AIM OF THE TASK:
Copy the lines of the data below exactly, starting at the first and stopping after the line that contains "0.006, 0.002, 0.002]"; include no pictures.
==== RAW DATA
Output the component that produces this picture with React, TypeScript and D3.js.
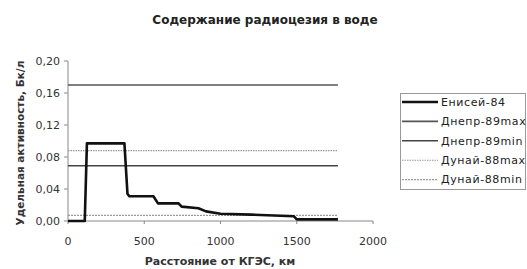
import * as d3 from 'd3'
import { useMemo } from 'react'

// Енисей-84: distance from KGES (km) and specific activity (Bq/l)
const eniseiKm = [0, 110, 124, 370, 390, 402, 560, 590, 725, 745, 855, 905, 1000, 1200, 1480, 1500, 1770]
const eniseiValues = [0, 0, 0.097, 0.097, 0.034, 0.031, 0.031, 0.022, 0.022, 0.018, 0.016, 0.012, 0.009, 0.008, 0.006, 0.002, 0.002]

// reference levels, drawn as flat lines over the same distance range
const levelKm = [0, 1770]
const levelNames = ['Днепр-89max', 'Днепр-89min', 'Дунай-88max', 'Дунай-88min']
const levelValues = [0.17, 0.069, 0.088, 0.007]

const legendNames = ['Енисей-84', ...levelNames]
const yTicks = [0, 0.04, 0.08, 0.12, 0.16, 0.2]
const xTicks = [0, 500, 1000, 1500, 2000]

const FONT = '"DejaVu Sans", Verdana, sans-serif'

const styles = [
  { stroke: '#111', width: 2.6, dash: null },
  { stroke: '#555', width: 1.6, dash: null },
  { stroke: '#444', width: 1.6, dash: null },
  { stroke: '#999', width: 1.1, dash: '1.5,1' },
  { stroke: '#999', width: 1.1, dash: '2,1' },
]

export default function App() {
  const x = d3.scaleLinear().domain([0, 2000]).range([68, 373])
  const y = d3.scaleLinear().domain([0, 0.2]).range([221, 61])
  const fmt = d3.format('.2f')

  const { eniseiPath, levelPaths } = useMemo(() => {
    const line = d3
      .line<[number, number]>()
      .x(d => x(d[0]))
      .y(d => y(d[1]))
    const eniseiPath = line(eniseiKm.map((k, i) => [k, eniseiValues[i]]))
    const levelPaths = levelValues.map(v => line(levelKm.map(k => [k, v] as [number, number])))
    return { eniseiPath, levelPaths }
  }, [])

  return (
    <svg
      width={527}
      height={269}
      style={{ position: 'absolute', left: 0, top: 0, background: '#fff' }}
      fontFamily={FONT}
    >
      <text x={265} y={24} textAnchor="middle" fontSize="12px" fontWeight="bold" fill="#222">
        Содержание радиоцезия в воде
      </text>

      {/* axes */}
      <g stroke="#888" strokeWidth="1" fill="none">
        <line x1={68} x2={68} y1={y(0.2)} y2={y(0)} />
        <line x1={68} x2={x(2000)} y1={y(0)} y2={y(0)} />
        {yTicks.map(t => (
          <line key={t} x1={64} x2={68} y1={y(t)} y2={y(t)} />
        ))}
        {xTicks.map(t => (
          <line key={t} x1={x(t)} x2={x(t)} y1={y(0)} y2={y(0) + 3} />
        ))}
      </g>
      <g fontSize="11px" fill="#333">
        {yTicks.map(t => (
          <text key={t} x={60} y={y(t) + 4} textAnchor="end">
            {fmt(t).replace('.', ',')}
          </text>
        ))}
        {xTicks.map(t => (
          <text key={t} x={x(t)} y={245} textAnchor="middle">
            {t}
          </text>
        ))}
      </g>

      {/* series */}
      <g fill="none">
        {levelPaths.map((p, i) => (
          <path
            key={i}
            d={p ?? ''}
            stroke={styles[i + 1].stroke}
            strokeWidth={styles[i + 1].width}
            strokeDasharray={styles[i + 1].dash ?? undefined}
          />
        ))}
        <path d={eniseiPath ?? ''} stroke={styles[0].stroke} strokeWidth={styles[0].width} strokeLinejoin="round" />
      </g>

      <text
        transform="translate(24,143) rotate(-90)"
        textAnchor="middle"
        fontSize="10.5px"
        fontWeight="bold"
        fill="#333"
      >
        Удельная активность, Бк/л
      </text>
      <text x={220} y={265} textAnchor="middle" fontSize="11px" fontWeight="bold" fill="#333">
        Расстояние от КГЭС, км
      </text>

      {/* legend */}
      <rect x={400.5} y={93.5} width={125} height={96} fill="#fff" stroke="#999" />
      {legendNames.map((name, i) => {
        const ly = 102 + i * 19.4
        const s = styles[i]
        return (
          <g key={name}>
            <line
              x1={402}
              x2={438}
              y1={ly}
              y2={ly}
              stroke={s.stroke}
              strokeWidth={s.width}
              strokeDasharray={s.dash ?? undefined}
            />
            <text x={441} y={ly + 3.8} fontSize="11px" letterSpacing="0.6" fill="#222">
              {name}
            </text>
          </g>
        )
      })}
    </svg>
  )
}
========
FINISHED EXERCISE:
Output the component that produces this picture with React, TypeScript and D3.js.
import * as d3 from 'd3'
import { useMemo } from 'react'

// Енисей-84: distance from KGES (km) and specific activity (Bq/l)
const eniseiKm = [0, 110, 124, 370, 390, 402, 560, 590, 725, 745, 855, 905, 1000, 1200, 1480, 1500, 1770]
const eniseiValues = [0, 0, 0.097, 0.097, 0.034, 0.031, 0.031, 0.022, 0.022, 0.018, 0.016, 0.012, 0.009, 0.008, 0.006, 0.002, 0.002]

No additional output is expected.